On n’en finirait pas d’énumérer tous les mérites de ce directeur Sulpicien. Son affabilité faisait souvent bon ménage avec ses choix d’organisateur, n’hésitant à bousculer certains protocoles et transgresser de lourdes habitudes doctrinales.
A la mort de son protecteur, Mgr Landriot, en 1875, on pensa à lui pour seconder M. Icard, Supérieur de la Compagnie de Saint-Sulpice, à Paris. Cette nomination faisait de lui la deuxième personnalité de cette pieuse compagnie. Son bureau se trouvait à Paris, au sein du Séminaire.
D’emblée, il s’imposa de ne jamais sortir de l’établissement, sinon pour accompagner les séminaristes destinés à étudier à l’école de la congrégation, à Issy-les-Moulineaux.
A Reims, comme à Paris, M. Bieil se distinguait par une approche humaine de sa tâche ; ses choix étaient reconnus et acceptés.

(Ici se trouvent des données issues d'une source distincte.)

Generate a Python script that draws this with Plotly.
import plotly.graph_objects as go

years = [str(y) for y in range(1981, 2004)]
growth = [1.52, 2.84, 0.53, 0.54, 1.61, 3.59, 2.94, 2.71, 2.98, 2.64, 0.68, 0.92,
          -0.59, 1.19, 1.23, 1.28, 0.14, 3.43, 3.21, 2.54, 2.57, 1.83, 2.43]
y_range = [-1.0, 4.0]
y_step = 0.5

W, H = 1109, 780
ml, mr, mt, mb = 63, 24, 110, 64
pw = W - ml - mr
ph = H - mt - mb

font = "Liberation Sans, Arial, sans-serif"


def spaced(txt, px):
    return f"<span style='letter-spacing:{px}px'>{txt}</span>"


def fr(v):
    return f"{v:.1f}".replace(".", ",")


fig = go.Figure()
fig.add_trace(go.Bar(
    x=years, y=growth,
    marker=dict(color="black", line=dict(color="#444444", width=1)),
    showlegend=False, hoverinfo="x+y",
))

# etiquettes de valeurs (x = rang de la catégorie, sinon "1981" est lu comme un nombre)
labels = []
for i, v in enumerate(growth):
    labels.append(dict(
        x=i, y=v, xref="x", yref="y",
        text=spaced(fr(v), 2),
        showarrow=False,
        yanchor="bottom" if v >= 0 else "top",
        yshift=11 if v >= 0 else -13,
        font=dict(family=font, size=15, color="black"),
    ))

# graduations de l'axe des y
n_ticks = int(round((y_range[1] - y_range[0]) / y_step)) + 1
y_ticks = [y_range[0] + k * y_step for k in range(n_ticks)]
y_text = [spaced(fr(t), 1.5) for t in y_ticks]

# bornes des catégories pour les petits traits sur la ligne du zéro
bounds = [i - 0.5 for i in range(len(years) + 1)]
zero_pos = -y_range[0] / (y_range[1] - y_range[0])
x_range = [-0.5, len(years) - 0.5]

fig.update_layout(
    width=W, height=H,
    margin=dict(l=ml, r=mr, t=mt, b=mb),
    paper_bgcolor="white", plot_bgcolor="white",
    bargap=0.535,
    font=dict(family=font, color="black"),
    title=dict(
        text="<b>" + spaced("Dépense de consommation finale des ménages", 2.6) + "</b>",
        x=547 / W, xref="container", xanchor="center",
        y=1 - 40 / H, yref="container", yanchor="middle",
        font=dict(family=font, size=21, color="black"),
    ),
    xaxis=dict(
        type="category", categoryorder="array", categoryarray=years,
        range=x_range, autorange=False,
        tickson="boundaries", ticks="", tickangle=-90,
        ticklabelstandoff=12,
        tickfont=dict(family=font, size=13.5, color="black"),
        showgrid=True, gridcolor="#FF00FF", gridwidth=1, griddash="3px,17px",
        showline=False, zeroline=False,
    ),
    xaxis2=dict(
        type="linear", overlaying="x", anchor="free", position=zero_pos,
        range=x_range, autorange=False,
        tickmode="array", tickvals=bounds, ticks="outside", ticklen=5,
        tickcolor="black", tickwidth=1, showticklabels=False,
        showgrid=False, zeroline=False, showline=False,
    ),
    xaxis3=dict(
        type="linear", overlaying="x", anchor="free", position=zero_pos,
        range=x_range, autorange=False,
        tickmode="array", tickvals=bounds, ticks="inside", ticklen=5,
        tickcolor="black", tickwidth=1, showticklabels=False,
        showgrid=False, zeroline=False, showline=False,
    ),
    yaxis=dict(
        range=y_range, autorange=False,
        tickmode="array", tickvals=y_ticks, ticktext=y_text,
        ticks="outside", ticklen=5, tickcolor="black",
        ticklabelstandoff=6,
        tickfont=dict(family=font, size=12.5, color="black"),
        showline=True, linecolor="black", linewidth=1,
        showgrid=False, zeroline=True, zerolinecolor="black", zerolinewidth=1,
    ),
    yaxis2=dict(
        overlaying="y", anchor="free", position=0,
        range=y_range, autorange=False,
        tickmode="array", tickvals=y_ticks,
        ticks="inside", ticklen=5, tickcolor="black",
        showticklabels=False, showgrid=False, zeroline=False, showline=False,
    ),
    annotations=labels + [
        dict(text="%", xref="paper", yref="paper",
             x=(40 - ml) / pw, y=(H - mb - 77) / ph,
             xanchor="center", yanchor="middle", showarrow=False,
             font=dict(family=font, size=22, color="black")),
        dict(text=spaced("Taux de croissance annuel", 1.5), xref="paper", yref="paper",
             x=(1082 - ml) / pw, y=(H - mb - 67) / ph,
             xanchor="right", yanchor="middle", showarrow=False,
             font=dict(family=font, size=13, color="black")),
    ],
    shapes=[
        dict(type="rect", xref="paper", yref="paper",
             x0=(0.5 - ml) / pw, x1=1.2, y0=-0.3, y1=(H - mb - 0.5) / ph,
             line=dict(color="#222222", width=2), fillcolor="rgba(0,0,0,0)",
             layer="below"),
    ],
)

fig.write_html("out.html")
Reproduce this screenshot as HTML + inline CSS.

Et lorsqu’il accordait un avantage ou une distinction, il n’y mettait aucune restriction ni condition.
Bientôt, au décès de M. Icard, lui succéda M. Captier. C’était un esprit moins statique que son prédécesseur qui, suivant les conseils de M. Bieil, fit encore évoluer les choses au sein du Séminaire.
En qualité de membre du conseil des Douze, en 1880 et 1886, il reçut mission d’aller visiter les établissements fondés par les Sulpiciens en Amérique. C’est à ce titre de délégué que M.Bieil y alla deux fois, à Saint-Charles, près de Baltimore (Etat du Maryland) et à Montréal, ville du Québec.
Sur le plan privé, presque tous les ans, il s’offrait le luxe de faire un séjour dans son village natal, dans le Comminges, et entretenait une correspondance avec sa petite-nièce, qui avait été élevée à Notre-Dame de Sion.
D’un âge quelque peu avancé, on lui reconnut une maladie de foie, ce qui l’obligea à suivre quelques cures à Vichy. Finalement, il mourut d’un cancer à l’estomac le 23 janvier 1898 à Salies-du-Salat (Haute-Garonne), au sein de la communauté des Sœurs de la Sagesse.
Il voulait faire un voyage à Rome et même entreprendre le pèlerinage de Jérusalem, il n’en eut pas le temps.
Comment ne pas penser que Pierre Plantard, à l’origine du manuscrit de L‘Or de Rennes, n’ait pas disposé d’un solide dossier, lui permettant de rendre crédible un certain nombre de faits qui lui eut été difficile de réunir dans la désinvolture et la précipitation.